KI researchers awarded over SEK 35 million by the Swedish Childhood Cancer Fund
The Swedish Childhood Cancer Fund's allocation reflects the needs that exist in areas such as new technology and precision medicines. This year's call for proposals means that SEK 125 million will be allocated to 62 projects in the field of childhood cancer, of which SEK 35,400,000 will go to researchers at Karolinska Institutet.
The Swedish Childhood Cancer Fund is the single largest financier of Swedish childhood cancer research and supports projects that go from basic basic research, via clinical patient-related research to research that follows up on how survivors of childhood cancer feel, both physically and mentally.
Great need for new drugs
The research projects that are granted funding reflect the needs that exist, according to Britt-Marie Frost, the Swedish Childhood Cancer Fund's Head of Research.

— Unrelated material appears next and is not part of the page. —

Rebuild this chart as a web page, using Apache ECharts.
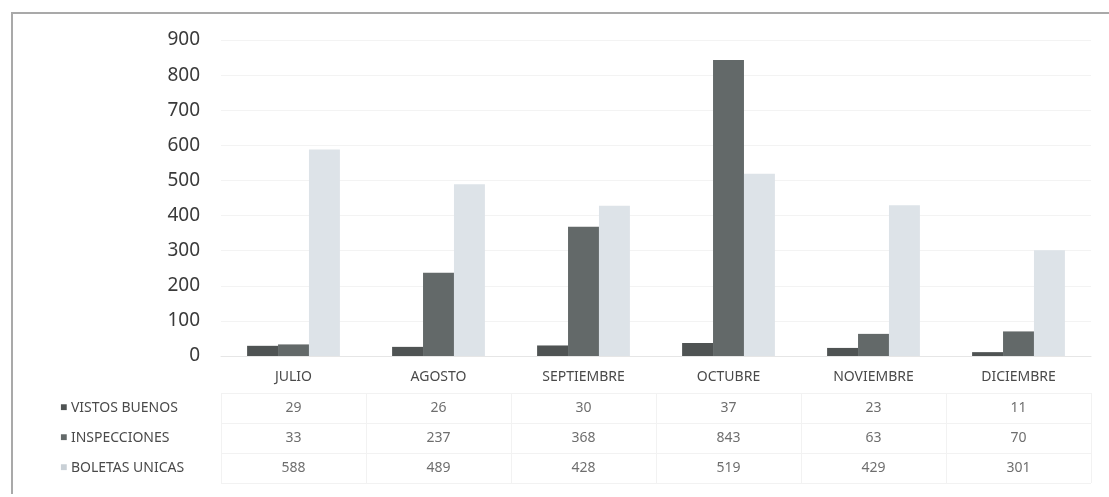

"It's very much about being able to reduce both over- and under-treatment through new technology and access to more genetic information, but also to find new drugs such as immunotherapies and precision drugs that we can then combine in different ways for better effect," she says. "There is a great need to develop new drugs and more personalised treatments. We need to get more of the new types of drugs that are now being developed for testing and approval for children."
The projects at Karolinska Institutet that received the largest grants are:
Rikard Wicksell at the Department of Clinical Neuroscience, is awarded SEK 3,900,000 over three years for the project "DAHLIA-ung: en behovsanpassad digital behandling för unga med långvarig smärta efter cancersjukdom" (DAHLIA-young: a needs-adapted digital treatment for young people with chronic pain after cancer).
Nikolas Herold at the Department of Women's and Children's Health, has been awarded SEK 3,000,000 over 3 years for the project "Bekämpa cytostatikaresistens och utveckla nya kombinationsbehandlingar för barncancer" (Combating cytostatic resistance and developing new combination treatments for childhood cancer).